Cai has replaced the violence of the imagined explosion with the creative chaos of his
gunpowder explosion. The "nine cars" now appear in circular form, evoking a temporal dimension not present in the installation, suggesting at once eternity and infinite time, and the cyclical notion of time present in many sacred myths. In many religions, it is also suggestive of wholeness, birth, and the female spirit or force, contra the destruction and violence of the exploding cars. In addition, the number nine is not entirely incidental: in China, it can refer to celestial power, while the configuration is suggestive of the nine planets of our solar system. As such, the related installation suggests the materialization of our waking nightmares, the all too- ready transformation of objects from our daily environment into vehicles of destruction, while the gunpowder drawing, Nine Cars, places the work firmly within Cai's own aesthetic philosophy and world view. Now the cars, in a progressive cycle of explosion and destruction, are placed within the larger space of cyclical time and the universe, part of the eternal cycle of creation and destruction, death and birth.

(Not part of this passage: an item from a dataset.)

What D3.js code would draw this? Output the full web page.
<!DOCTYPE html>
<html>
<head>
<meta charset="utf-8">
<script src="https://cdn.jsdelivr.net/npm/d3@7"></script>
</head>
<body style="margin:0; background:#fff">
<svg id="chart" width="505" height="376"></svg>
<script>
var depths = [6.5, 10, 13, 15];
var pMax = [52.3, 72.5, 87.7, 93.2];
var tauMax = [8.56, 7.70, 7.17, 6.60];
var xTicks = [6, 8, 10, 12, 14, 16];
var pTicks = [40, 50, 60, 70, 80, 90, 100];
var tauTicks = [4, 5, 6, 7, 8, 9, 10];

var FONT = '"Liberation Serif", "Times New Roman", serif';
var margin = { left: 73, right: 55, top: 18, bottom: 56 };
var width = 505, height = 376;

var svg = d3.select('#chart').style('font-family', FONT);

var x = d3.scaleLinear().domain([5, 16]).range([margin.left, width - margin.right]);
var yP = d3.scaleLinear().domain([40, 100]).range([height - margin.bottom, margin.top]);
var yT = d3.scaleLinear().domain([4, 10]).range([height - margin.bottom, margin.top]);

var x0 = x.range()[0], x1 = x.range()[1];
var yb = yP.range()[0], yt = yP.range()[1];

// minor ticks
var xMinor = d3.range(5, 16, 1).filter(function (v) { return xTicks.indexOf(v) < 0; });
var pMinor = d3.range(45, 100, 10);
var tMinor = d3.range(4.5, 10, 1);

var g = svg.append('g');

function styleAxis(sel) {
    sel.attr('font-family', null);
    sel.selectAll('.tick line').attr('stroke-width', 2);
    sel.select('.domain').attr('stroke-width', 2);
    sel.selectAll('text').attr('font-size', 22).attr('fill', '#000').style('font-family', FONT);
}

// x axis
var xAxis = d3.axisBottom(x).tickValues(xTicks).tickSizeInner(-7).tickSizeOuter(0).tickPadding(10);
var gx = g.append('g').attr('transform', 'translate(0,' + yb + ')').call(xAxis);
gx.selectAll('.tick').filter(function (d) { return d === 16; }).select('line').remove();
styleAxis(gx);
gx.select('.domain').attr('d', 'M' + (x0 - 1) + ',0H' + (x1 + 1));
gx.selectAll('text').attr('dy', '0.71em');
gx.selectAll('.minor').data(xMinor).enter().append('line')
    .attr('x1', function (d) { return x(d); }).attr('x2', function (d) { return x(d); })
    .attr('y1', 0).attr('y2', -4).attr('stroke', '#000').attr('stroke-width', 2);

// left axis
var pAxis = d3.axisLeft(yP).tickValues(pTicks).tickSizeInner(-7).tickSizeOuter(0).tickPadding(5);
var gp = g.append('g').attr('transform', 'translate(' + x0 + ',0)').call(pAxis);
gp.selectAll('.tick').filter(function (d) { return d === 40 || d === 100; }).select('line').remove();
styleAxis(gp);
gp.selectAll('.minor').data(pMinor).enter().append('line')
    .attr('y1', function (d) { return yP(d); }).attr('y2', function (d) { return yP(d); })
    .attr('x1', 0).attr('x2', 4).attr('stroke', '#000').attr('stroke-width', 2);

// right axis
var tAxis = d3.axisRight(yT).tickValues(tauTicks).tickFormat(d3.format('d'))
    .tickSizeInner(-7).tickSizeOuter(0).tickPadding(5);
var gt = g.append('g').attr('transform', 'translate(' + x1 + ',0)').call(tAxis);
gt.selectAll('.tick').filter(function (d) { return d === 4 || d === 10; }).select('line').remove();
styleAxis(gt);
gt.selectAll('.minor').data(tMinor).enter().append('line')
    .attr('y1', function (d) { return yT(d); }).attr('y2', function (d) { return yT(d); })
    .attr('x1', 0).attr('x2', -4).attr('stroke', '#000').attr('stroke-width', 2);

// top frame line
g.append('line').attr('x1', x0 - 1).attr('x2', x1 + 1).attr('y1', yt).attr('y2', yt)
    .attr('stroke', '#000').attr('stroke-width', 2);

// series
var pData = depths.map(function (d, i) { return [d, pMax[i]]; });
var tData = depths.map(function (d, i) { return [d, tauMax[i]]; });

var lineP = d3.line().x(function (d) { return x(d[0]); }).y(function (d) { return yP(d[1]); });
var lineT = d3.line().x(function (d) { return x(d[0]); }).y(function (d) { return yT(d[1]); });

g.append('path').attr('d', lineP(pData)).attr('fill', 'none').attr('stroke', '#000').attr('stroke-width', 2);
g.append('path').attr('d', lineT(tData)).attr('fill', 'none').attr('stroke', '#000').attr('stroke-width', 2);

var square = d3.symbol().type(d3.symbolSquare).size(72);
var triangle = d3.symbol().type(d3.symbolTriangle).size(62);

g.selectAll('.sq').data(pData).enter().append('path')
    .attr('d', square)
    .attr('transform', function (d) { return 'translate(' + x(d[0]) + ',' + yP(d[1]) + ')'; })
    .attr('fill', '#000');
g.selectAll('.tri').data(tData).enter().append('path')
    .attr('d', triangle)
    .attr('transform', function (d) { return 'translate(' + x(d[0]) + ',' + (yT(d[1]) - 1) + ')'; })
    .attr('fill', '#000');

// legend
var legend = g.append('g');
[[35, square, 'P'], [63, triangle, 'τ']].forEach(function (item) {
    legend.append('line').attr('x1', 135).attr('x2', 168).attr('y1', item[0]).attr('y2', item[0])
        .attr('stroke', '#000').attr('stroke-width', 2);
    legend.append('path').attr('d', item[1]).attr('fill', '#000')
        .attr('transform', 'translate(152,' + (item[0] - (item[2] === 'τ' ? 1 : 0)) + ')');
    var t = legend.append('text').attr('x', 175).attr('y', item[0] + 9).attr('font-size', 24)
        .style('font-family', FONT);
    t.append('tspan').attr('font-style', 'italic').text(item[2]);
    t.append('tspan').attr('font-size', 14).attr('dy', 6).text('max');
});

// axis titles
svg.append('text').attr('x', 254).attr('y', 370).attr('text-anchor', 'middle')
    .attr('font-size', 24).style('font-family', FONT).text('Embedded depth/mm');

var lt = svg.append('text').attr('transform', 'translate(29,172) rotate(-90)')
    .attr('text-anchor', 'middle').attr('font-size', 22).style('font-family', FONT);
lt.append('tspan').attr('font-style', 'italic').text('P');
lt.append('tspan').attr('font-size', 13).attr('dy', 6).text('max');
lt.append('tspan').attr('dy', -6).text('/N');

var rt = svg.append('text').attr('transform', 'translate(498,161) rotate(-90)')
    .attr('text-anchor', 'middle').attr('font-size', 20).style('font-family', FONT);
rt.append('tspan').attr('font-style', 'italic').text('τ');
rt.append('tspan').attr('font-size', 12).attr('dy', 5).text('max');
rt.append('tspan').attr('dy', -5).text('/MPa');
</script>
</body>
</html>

In this way, Cai reveals the dynamics of our time, one full of anxiety over the ambient presence of violence in everyday life, while also humbling the viewer by reminding us of that our day-to-day concerns are part of the larger, inexorable cycle of life.

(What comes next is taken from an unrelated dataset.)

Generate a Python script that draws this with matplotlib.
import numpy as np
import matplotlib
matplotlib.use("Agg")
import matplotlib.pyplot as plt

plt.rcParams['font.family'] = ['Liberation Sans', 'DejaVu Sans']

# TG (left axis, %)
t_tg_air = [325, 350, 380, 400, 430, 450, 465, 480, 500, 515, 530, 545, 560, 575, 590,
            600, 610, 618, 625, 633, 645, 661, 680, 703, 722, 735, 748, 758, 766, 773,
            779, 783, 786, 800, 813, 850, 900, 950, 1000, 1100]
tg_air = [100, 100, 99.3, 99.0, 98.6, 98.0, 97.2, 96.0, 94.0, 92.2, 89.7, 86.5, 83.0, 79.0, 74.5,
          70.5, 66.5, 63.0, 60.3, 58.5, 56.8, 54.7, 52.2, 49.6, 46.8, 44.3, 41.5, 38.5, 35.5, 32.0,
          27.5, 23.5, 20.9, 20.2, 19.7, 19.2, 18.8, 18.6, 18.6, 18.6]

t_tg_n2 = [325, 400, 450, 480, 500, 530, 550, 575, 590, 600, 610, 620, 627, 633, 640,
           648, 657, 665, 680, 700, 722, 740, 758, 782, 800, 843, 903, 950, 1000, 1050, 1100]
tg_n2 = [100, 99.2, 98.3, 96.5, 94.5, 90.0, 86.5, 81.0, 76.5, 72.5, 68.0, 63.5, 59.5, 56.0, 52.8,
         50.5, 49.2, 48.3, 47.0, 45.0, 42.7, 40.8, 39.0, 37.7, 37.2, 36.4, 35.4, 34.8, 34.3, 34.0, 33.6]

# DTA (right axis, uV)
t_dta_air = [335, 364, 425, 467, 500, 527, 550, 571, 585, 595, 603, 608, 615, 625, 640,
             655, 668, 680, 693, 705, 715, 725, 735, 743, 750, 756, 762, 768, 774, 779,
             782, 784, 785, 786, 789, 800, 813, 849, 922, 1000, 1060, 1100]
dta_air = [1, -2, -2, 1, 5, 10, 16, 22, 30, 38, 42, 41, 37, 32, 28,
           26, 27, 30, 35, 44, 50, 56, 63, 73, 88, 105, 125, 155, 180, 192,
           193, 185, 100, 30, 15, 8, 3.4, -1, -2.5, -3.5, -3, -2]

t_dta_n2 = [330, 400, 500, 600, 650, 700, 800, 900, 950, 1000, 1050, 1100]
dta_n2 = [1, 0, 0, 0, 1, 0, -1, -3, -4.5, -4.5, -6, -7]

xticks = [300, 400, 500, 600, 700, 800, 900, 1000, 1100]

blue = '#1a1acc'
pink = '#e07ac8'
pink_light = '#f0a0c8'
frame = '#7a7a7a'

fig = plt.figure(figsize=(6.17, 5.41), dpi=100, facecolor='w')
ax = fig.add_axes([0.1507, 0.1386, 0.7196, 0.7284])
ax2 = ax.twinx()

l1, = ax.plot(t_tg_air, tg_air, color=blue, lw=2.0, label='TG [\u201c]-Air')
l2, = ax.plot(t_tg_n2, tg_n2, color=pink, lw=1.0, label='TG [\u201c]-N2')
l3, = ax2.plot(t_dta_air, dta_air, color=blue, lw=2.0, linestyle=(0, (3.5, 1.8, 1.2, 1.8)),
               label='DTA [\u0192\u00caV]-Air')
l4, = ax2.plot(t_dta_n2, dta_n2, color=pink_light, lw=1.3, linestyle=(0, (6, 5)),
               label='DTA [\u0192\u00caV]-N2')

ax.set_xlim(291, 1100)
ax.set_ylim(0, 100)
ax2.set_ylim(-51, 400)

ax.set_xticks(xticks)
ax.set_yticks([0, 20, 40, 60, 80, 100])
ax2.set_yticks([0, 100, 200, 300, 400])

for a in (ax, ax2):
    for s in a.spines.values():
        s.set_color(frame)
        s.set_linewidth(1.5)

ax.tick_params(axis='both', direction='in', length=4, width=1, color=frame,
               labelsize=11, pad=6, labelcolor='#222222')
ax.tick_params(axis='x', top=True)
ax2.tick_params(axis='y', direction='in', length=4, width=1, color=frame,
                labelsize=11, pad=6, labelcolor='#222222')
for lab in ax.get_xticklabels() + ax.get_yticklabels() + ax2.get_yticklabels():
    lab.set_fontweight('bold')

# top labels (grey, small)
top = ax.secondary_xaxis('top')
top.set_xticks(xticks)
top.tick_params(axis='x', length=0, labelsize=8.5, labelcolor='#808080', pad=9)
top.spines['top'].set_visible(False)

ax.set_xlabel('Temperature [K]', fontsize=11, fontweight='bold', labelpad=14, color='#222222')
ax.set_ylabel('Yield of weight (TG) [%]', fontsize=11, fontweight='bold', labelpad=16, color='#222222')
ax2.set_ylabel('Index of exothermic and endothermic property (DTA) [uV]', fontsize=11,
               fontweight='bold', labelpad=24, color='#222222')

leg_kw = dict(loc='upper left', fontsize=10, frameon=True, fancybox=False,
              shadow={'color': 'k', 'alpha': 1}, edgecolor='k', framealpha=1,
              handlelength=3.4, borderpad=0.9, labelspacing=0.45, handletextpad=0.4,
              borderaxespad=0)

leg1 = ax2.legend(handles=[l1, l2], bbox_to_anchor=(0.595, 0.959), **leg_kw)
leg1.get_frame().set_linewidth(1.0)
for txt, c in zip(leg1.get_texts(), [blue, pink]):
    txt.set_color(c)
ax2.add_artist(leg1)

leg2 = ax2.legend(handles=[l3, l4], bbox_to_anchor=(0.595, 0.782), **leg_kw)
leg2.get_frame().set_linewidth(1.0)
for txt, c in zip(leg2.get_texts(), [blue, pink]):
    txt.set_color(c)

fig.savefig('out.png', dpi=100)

He has said, " Every time gunpowder explodes on a border, war occurs and the nightmare is replayed... Everywhere on earth, there is a horizon that is common to all of humanity, but beyond this horizon, however, there is a place to which we must head through the collaboration of all humankind. It is where we swiftly came from and where we will returnK the horizon of the universe. " In this way, Cai's aims to bring us back to ourselves, to transcend our natures, and reinvigorate our lives with a finer feeling for beauty and humanity.